-- START --

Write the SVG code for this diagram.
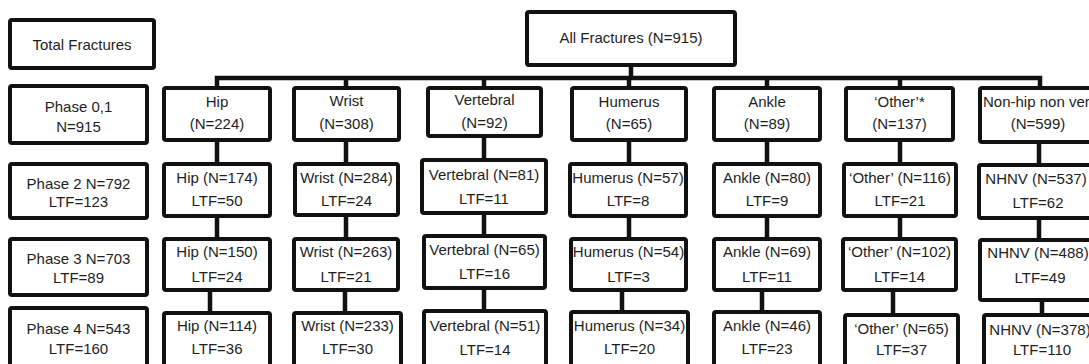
<svg xmlns="http://www.w3.org/2000/svg" width="1089" height="364" viewBox="0 0 1089 364">
<style>
.b{fill:#fff;stroke:#111;stroke-width:4;}
.c{fill:none;stroke:#111;stroke-width:4.5;stroke-linejoin:miter;}
text{font-family:"Liberation Sans",Arial,sans-serif;font-size:15px;fill:#1e1e1e;text-anchor:middle;}
</style>
<rect width="1089" height="364" fill="#fff"/>
<g id="connectors">
<path class="c" d="M631,67 V78 M217,88 V78 H1040 V88 M346,78 V88 M484,78 V88 M629,78 V88 M767,78 V88 M900,78 V88"/>
<path class="c" d="M217,142 V162 M217,218 V237 M210,292 V311"/>
<path class="c" d="M346,142 V162 M346,217 V237 M345,292 V311"/>
<path class="c" d="M484,138 V158 M484,215 V234 M484,290 V309"/>
<path class="c" d="M629,142 V162 M629,218 V237 M622,292 V310"/>
<path class="c" d="M767,142 V162 M767,218 V237 M762,292 V310"/>
<path class="c" d="M900,142 V162 M900,218 V237 M893,292 V313"/>
<path class="c" d="M1039,144 V163 M1039,220 V238 M1042,302 V313"/>
</g>
<g id="total"><rect class="b" x="10" y="20" width="144" height="48" rx="2"/><text x="82" y="50">Total Fractures</text></g>
<g id="phase01"><rect class="b" x="10" y="86" width="137" height="57" rx="2"/><text x="78.5" y="112">Phase 0,1</text><text x="78.5" y="132">N=915</text></g>
<g id="phase2"><rect class="b" x="10" y="164" width="137" height="54" rx="2"/><text x="78.5" y="189">Phase 2 N=792</text><text x="78.5" y="207">LTF=123</text></g>
<g id="phase3"><rect class="b" x="10" y="239" width="137" height="56" rx="2"/><text x="78.5" y="264">Phase 3 N=703</text><text x="78.5" y="283">LTF=89</text></g>
<g id="phase4"><rect class="b" x="10" y="308" width="137" height="62" rx="2"/><text x="78.5" y="334">Phase 4 N=543</text><text x="78.5" y="354">LTF=160</text></g>
<g id="all"><rect class="b" x="527" y="12" width="208" height="53" rx="2"/><text x="631" y="43">All Fractures (N=915)</text></g>

<g id="hip1"><rect class="b" x="164" y="88" width="106" height="52" rx="2"/><text x="217" y="107">Hip</text><text x="217" y="129">(N=224)</text></g>
<g id="hip2"><rect class="b" x="164" y="164" width="106" height="52" rx="2"/><text x="217" y="182.5">Hip (N=174)</text><text x="217" y="206">LTF=50</text></g>
<g id="hip3"><rect class="b" x="164" y="239" width="106" height="51" rx="2"/><text x="217" y="257">Hip (N=150)</text><text x="217" y="282">LTF=24</text></g>
<g id="hip4"><rect class="b" x="164" y="313" width="106" height="57" rx="2"/><text x="217" y="331">Hip (N=114)</text><text x="217" y="354">LTF=36</text></g>

<g id="wrist1"><rect class="b" x="294" y="88" width="105" height="52" rx="2"/><text x="346.5" y="106">Wrist</text><text x="346.5" y="129">(N=308)</text></g>
<g id="wrist2"><rect class="b" x="295" y="164" width="103" height="51" rx="2"/><text x="346.5" y="182.5">Wrist (N=284)</text><text x="346.5" y="206">LTF=24</text></g>
<g id="wrist3"><rect class="b" x="294" y="239" width="104" height="51" rx="2"/><text x="346" y="257">Wrist (N=263)</text><text x="346" y="282">LTF=21</text></g>
<g id="wrist4"><rect class="b" x="294" y="313" width="107" height="57" rx="2"/><text x="347.5" y="331">Wrist (N=233)</text><text x="347.5" y="354">LTF=30</text></g>

<g id="vert1"><rect class="b" x="428" y="88" width="113" height="48" rx="2"/><text x="484.5" y="105">Vertebral</text><text x="484.5" y="128">(N=92)</text></g>
<g id="vert2"><rect class="b" x="422" y="160" width="124" height="53" rx="2"/><text x="484" y="180">Vertebral (N=81)</text><text x="484" y="204">LTF=11</text></g>
<g id="vert3"><rect class="b" x="424" y="236" width="121" height="52" rx="2"/><text x="484.5" y="255">Vertebral (N=65)</text><text x="484.5" y="279">LTF=16</text></g>
<g id="vert4"><rect class="b" x="424" y="311" width="122" height="59" rx="2"/><text x="485" y="331">Vertebral (N=51)</text><text x="485" y="355">LTF=14</text></g>

<g id="hum1"><rect class="b" x="572" y="88" width="114" height="52" rx="2"/><text x="629" y="106.5">Humerus</text><text x="629" y="129">(N=65)</text></g>
<g id="hum2"><rect class="b" x="570" y="164" width="116" height="52" rx="2"/><text x="628" y="182.5">Humerus (N=57)</text><text x="628" y="206">LTF=8</text></g>
<g id="hum3"><rect class="b" x="571" y="239" width="115" height="51" rx="2"/><text x="628.5" y="257">Humerus (N=54)</text><text x="628.5" y="282">LTF=3</text></g>
<g id="hum4"><rect class="b" x="571" y="312" width="117" height="58" rx="2"/><text x="629.5" y="331">Humerus (N=34)</text><text x="629.5" y="354">LTF=20</text></g>

<g id="ank1"><rect class="b" x="714" y="88" width="106" height="52" rx="2"/><text x="767" y="106.5">Ankle</text><text x="767" y="129">(N=89)</text></g>
<g id="ank2"><rect class="b" x="714" y="164" width="106" height="52" rx="2"/><text x="767" y="182.5">Ankle (N=80)</text><text x="767" y="206">LTF=9</text></g>
<g id="ank3"><rect class="b" x="714" y="239" width="106" height="51" rx="2"/><text x="767" y="257">Ankle (N=69)</text><text x="767" y="282">LTF=11</text></g>
<g id="ank4"><rect class="b" x="714" y="312" width="106" height="58" rx="2"/><text x="767" y="331">Ankle (N=46)</text><text x="767" y="354">LTF=23</text></g>

<g id="oth1"><rect class="b" x="846" y="88" width="107" height="52" rx="2"/><text x="899.5" y="106.5">‘Other’*</text><text x="899.5" y="129">(N=137)</text></g>
<g id="oth2"><rect class="b" x="844" y="164" width="112" height="52" rx="2"/><text x="900" y="182.5">‘Other’ (N=116)</text><text x="900" y="206">LTF=21</text></g>
<g id="oth3"><rect class="b" x="843" y="239" width="113" height="51" rx="2"/><text x="899.5" y="256.5">‘Other’ (N=102)</text><text x="899.5" y="281.5">LTF=14</text></g>
<g id="oth4"><rect class="b" x="845" y="315" width="113" height="55" rx="2"/><text x="901.5" y="334">‘Other’ (N=65)</text><text x="901.5" y="355">LTF=37</text></g>

<g id="nhnv1"><rect class="b" x="980" y="88" width="124" height="54" rx="2"/><text x="983" y="106.5" style="text-anchor:start">Non-hip non ver</text><text x="1038" y="129">(N=599)</text></g>
<g id="nhnv2"><rect class="b" x="979" y="165" width="124" height="53" rx="2"/><text x="1036" y="184">NHNV (N=537)</text><text x="1038" y="208">LTF=62</text></g>
<g id="nhnv3"><rect class="b" x="980" y="240" width="124" height="60" rx="2"/><text x="1038" y="258">NHNV (N=488)</text><text x="1040" y="283">LTF=49</text></g>
<g id="nhnv4"><rect class="b" x="984" y="315" width="124" height="55" rx="2"/><text x="1040" y="335">NHNV (N=378)</text><text x="1042" y="355">LTF=110</text></g>
</svg>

-- END --

Aim >> Transcribe the full listing above exactly as it stands, minus the pictures.

Answer to this problem >>
Write the SVG code for this diagram.
<svg xmlns="http://www.w3.org/2000/svg" width="1089" height="364" viewBox="0 0 1089 364">
<style>
.b{fill:#fff;stroke:#111;stroke-width:4;}
.c{fill:none;stroke:#111;stroke-width:4.5;stroke-linejoin:miter;}
text{font-family:"Liberation Sans",Arial,sans-serif;font-size:15px;fill:#1e1e1e;text-anchor:middle;}
</style>
<rect width="1089" height="364" fill="#fff"/>
<g id="connectors">
<path class="c" d="M631,67 V78 M217,88 V78 H1040 V88 M346,78 V88 M484,78 V88 M629,78 V88 M767,78 V88 M900,78 V88"/>
<path class="c" d="M217,142 V162 M217,218 V237 M210,292 V311"/>
<path class="c" d="M346,142 V162 M346,217 V237 M345,292 V311"/>
<path class="c" d="M484,138 V158 M484,215 V234 M484,290 V309"/>
<path class="c" d="M629,142 V162 M629,218 V237 M622,292 V310"/>
<path class="c" d="M767,142 V162 M767,218 V237 M762,292 V310"/>
<path class="c" d="M900,142 V162 M900,218 V237 M893,292 V313"/>
<path class="c" d="M1039,144 V163 M1039,220 V238 M1042,302 V313"/>
</g>
<g id="total"><rect class="b" x="10" y="20" width="144" height="48" rx="2"/><text x="82" y="50">Total Fractures</text></g>
<g id="phase01"><rect class="b" x="10" y="86" width="137" height="57" rx="2"/><text x="78.5" y="112">Phase 0,1</text><text x="78.5" y="132">N=915</text></g>
<g id="phase2"><rect class="b" x="10" y="164" width="137" height="54" rx="2"/><text x="78.5" y="189">Phase 2 N=792</text><text x="78.5" y="207">LTF=123</text></g>
<g id="phase3"><rect class="b" x="10" y="239" width="137" height="56" rx="2"/><text x="78.5" y="264">Phase 3 N=703</text><text x="78.5" y="283">LTF=89</text></g>
<g id="phase4"><rect class="b" x="10" y="308" width="137" height="62" rx="2"/><text x="78.5" y="334">Phase 4 N=543</text><text x="78.5" y="354">LTF=160</text></g>
<g id="all"><rect class="b" x="527" y="12" width="208" height="53" rx="2"/><text x="631" y="43">All Fractures (N=915)</text></g>

<g id="hip1"><rect class="b" x="164" y="88" width="106" height="52" rx="2"/><text x="217" y="107">Hip</text><text x="217" y="129">(N=224)</text></g>
<g id="hip2"><rect class="b" x="164" y="164" width="106" height="52" rx="2"/><text x="217" y="182.5">Hip (N=174)</text><text x="217" y="206">LTF=50</text></g>
<g id="hip3"><rect class="b" x="164" y="239" width="106" height="51" rx="2"/><text x="217" y="257">Hip (N=150)</text><text x="217" y="282">LTF=24</text></g>
<g id="hip4"><rect class="b" x="164" y="313" width="106" height="57" rx="2"/><text x="217" y="331">Hip (N=114)</text><text x="217" y="354">LTF=36</text></g>

<g id="wrist1"><rect class="b" x="294" y="88" width="105" height="52" rx="2"/><text x="346.5" y="106">Wrist</text><text x="346.5" y="129">(N=308)</text></g>
<g id="wrist2"><rect class="b" x="295" y="164" width="103" height="51" rx="2"/><text x="346.5" y="182.5">Wrist (N=284)</text><text x="346.5" y="206">LTF=24</text></g>
<g id="wrist3"><rect class="b" x="294" y="239" width="104" height="51" rx="2"/><text x="346" y="257">Wrist (N=263)</text><text x="346" y="282">LTF=21</text></g>
<g id="wrist4"><rect class="b" x="294" y="313" width="107" height="57" rx="2"/><text x="347.5" y="331">Wrist (N=233)</text><text x="347.5" y="354">LTF=30</text></g>

<g id="vert1"><rect class="b" x="428" y="88" width="113" height="48" rx="2"/><text x="484.5" y="105">Vertebral</text><text x="484.5" y="128">(N=92)</text></g>
<g id="vert2"><rect class="b" x="422" y="160" width="124" height="53" rx="2"/><text x="484" y="180">Vertebral (N=81)</text><text x="484" y="204">LTF=11</text></g>
<g id="vert3"><rect class="b" x="424" y="236" width="121" height="52" rx="2"/><text x="484.5" y="255">Vertebral (N=65)</text><text x="484.5" y="279">LTF=16</text></g>
<g id="vert4"><rect class="b" x="424" y="311" width="122" height="59" rx="2"/><text x="485" y="331">Vertebral (N=51)</text><text x="485" y="355">LTF=14</text></g>

<g id="hum1"><rect class="b" x="572" y="88" width="114" height="52" rx="2"/><text x="629" y="106.5">Humerus</text><text x="629" y="129">(N=65)</text></g>
<g id="hum2"><rect class="b" x="570" y="164" width="116" height="52" rx="2"/><text x="628" y="182.5">Humerus (N=57)</text><text x="628" y="206">LTF=8</text></g>
<g id="hum3"><rect class="b" x="571" y="239" width="115" height="51" rx="2"/><text x="628.5" y="257">Humerus (N=54)</text><text x="628.5" y="282">LTF=3</text></g>
<g id="hum4"><rect class="b" x="571" y="312" width="117" height="58" rx="2"/><text x="629.5" y="331">Humerus (N=34)</text><text x="629.5" y="354">LTF=20</text></g>

<g id="ank1"><rect class="b" x="714" y="88" width="106" height="52" rx="2"/><text x="767" y="106.5">Ankle</text><text x="767" y="129">(N=89)</text></g>
<g id="ank2"><rect class="b" x="714" y="164" width="106" height="52" rx="2"/><text x="767" y="182.5">Ankle (N=80)</text><text x="767" y="206">LTF=9</text></g>
<g id="ank3"><rect class="b" x="714" y="239" width="106" height="51" rx="2"/><text x="767" y="257">Ankle (N=69)</text><text x="767" y="282">LTF=11</text></g>
<g id="ank4"><rect class="b" x="714" y="312" width="106" height="58" rx="2"/><text x="767" y="331">Ankle (N=46)</text><text x="767" y="354">LTF=23</text></g>

<g id="oth1"><rect class="b" x="846" y="88" width="107" height="52" rx="2"/><text x="899.5" y="106.5">‘Other’*</text><text x="899.5" y="129">(N=137)</text></g>
<g id="oth2"><rect class="b" x="844" y="164" width="112" height="52" rx="2"/><text x="900" y="182.5">‘Other’ (N=116)</text><text x="900" y="206">LTF=21</text></g>
<g id="oth3"><rect class="b" x="843" y="239" width="113" height="51" rx="2"/><text x="899.5" y="256.5">‘Other’ (N=102)</text><text x="899.5" y="281.5">LTF=14</text></g>
<g id="oth4"><rect class="b" x="845" y="315" width="113" height="55" rx="2"/><text x="901.5" y="334">‘Other’ (N=65)</text><text x="901.5" y="355">LTF=37</text></g>

<g id="nhnv1"><rect class="b" x="980" y="88" width="124" height="54" rx="2"/><text x="983" y="106.5" style="text-anchor:start">Non-hip non ver</text><text x="1038" y="129">(N=599)</text></g>
<g id="nhnv2"><rect class="b" x="979" y="165" width="124" height="53" rx="2"/><text x="1036" y="184">NHNV (N=537)</text><text x="1038" y="208">LTF=62</text></g>
<g id="nhnv3"><rect class="b" x="980" y="240" width="124" height="60" rx="2"/><text x="1038" y="258">NHNV (N=488)</text><text x="1040" y="283">LTF=49</text></g>
<g id="nhnv4"><rect class="b" x="984" y="315" width="124" height="55" rx="2"/><text x="1040" y="335">NHNV (N=378)</text><text x="1042" y="355">LTF=110</text></g>
</svg>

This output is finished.